Letter of Recommendation: Off-Roading
Off-roading has just recently given me a renewed outlook on life. I took a trip out to the West Mesa in Rio Rancho, New Mexico. This trip was not my choice but it was a much-needed escape from my life and I am now glad to have been dragged along for the ride.
In my life, I struggle with depression and anxiety. My depression lurks at random times and it doesn’t let me forget that it is there. The only way for me to get away from it is to literally run away. I found my happy place that is secluded and, for the sake of keeping it secluded, I will not disclose the location. I didn’t realize that when my boyfriend, Matthew, asked me if I wanted to see something beautiful he was taking me on some far-off trip; I had to ask, multiple times, if he planned on dropping me off, never to be seen again.
Anxiety tends to be the sibling to depression and, for whatever reason, stays long after the gray haze has subsided. Anxiety keeps you constantly thinking about Murphy’s law. It will give you every possible situation in which something could go wrong. This might be worrisome before you even leave the house. You would think, from this explanation, that off-roading would be more stressful than enjoyable and, while that may be the case for some, it was not the case for me.
On this little one hour side-bar to our day, I was forced to smile, not because of Matthew but, because of the way the vehicle moved underneath us when he weaved through the shrubbery and over the bumps and grooves of the soft sand. I got this feeling in the pit of my stomach that just made me want to grin from ear to ear. It was as if the tires moved independently. There was fear intertwined with excitement and, conveniently enough, I think that is how a lot of us spend our lives. Even though there is a fear of something bad happening, more times than not, it is short-lived and, once we are out there living it, it is much more exciting than fearful.
Off-roading, when someone else is driving the vehicle, is similar to how a lot of us live. We live our lives out of control and, while out in the vast expanse of dirt and repetitive hilltops, there is a moment where we can experience this overwhelming sensation of submission.
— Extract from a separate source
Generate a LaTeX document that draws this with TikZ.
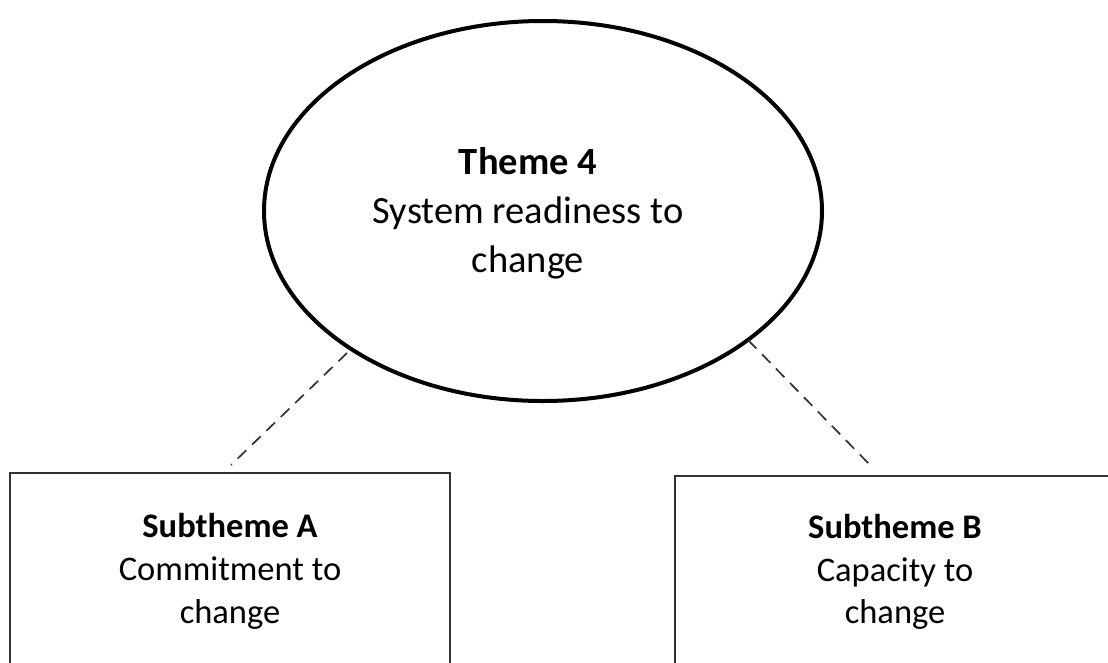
\documentclass[tikz,border=0pt]{standalone}
\usepackage{fontspec}
\setmainfont{Carlito}
\usetikzlibrary{shapes.geometric}
\begin{document}
\begin{tikzpicture}[x=1pt,y=-1pt,
  themeshape/.style={draw=black, line width=4pt, ellipse, minimum width=558pt, minimum height=380pt, inner sep=0pt},
  subbox/.style={draw=black!80, line width=2pt},
  linkline/.style={draw=black!80, line width=1.7pt, dash pattern=on 12pt off 8pt},
  bigtxt/.style={font=\fontsize{38.5}{48}\selectfont, anchor=base, inner sep=0pt},
  smalltxt/.style={font=\fontsize{34.5}{43}\selectfont, anchor=base, inner sep=0pt}
]
\clip (0,0) rectangle (1108,662);
\fill[white] (0,0) rectangle (1108,662);
% main theme ellipse
\node[themeshape] (theme) at (543,211) {};
\node[bigtxt] (t1) at (528,174) {\bfseries Theme 4};
\node[bigtxt] (t2) at (528,223) {System readiness to};
\node[bigtxt] (t3) at (528,272) {change};
% subtheme boxes
\draw[subbox] (10,473) rectangle (450,700);
\draw[subbox] (675,476) rectangle (1115,700);
\node[smalltxt] (a1) at (230,537) {\bfseries Subtheme A};
\node[smalltxt] (a2) at (230,580) {Commitment to};
\node[smalltxt] (a3) at (230,623) {change};
\node[smalltxt] (b1) at (895,538) {\bfseries Subtheme B};
\node[smalltxt] (b2) at (895,581) {Capacity to};
\node[smalltxt] (b3) at (895,623) {change};
% dashed links
\coordinate (eA) at (347,353);
\coordinate (eB) at (748,340);
\coordinate (boxAtop) at (231,465);
\coordinate (boxBtop) at (873,468);
\draw[linkline] (eA) -- (boxAtop);
\draw[linkline] (eB) -- (boxBtop);
\end{tikzpicture}
\end{document}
We are then able to let go of the fear, anger, and stress of the everyday monotonous behavior that we have all, as adults, grown accustomed to. Experiences like these give us a way to focus solely on what is ahead of us and not what we have left behind. Looking in the mirror and seeing the dirt that the over-sized tires have kicked up into view is a freeing feeling. We can then focus on what it is that we have ahead of us and what is yet to make its way into our view, forgetting everything that is not directly related to what is going on in front of us.
When on this trip, it became clear that there was more to off-roading than I originally thought. I found, with this experience, that I learned a lot about myself in the process. I focus on a lot of things that are not necessarily conducive to the type of person that I would someday like to be. Secondly, I learned that I spend a lot of my life focusing on the past and not the life that I am working toward and building for myself. This simple experience, the aggressive movement of the car underneath me, the car tilting from one side to the other as the hard dirt makes patterns on the earth, has shown me what it is like to break away from the chains of my past failures. These new life journeys can show us what we have been missing and can make us more aware of what we are doing to our own psyche by looking back so often.
Relatively, it is nice to have a destination. Our trip climaxed at the peak of a hill amid all the other nonchalantly placed hills just like it. The clock ran past five o’clock just as the sun descended behind the horizon and, for a moment, instead of feeling fear, anger, regret for past choices, depression or anxiety, I felt content. I also found myself understanding what I thought so many people were crazy for thinking about New Mexico when I stated to Matthew, “It really is beautiful”.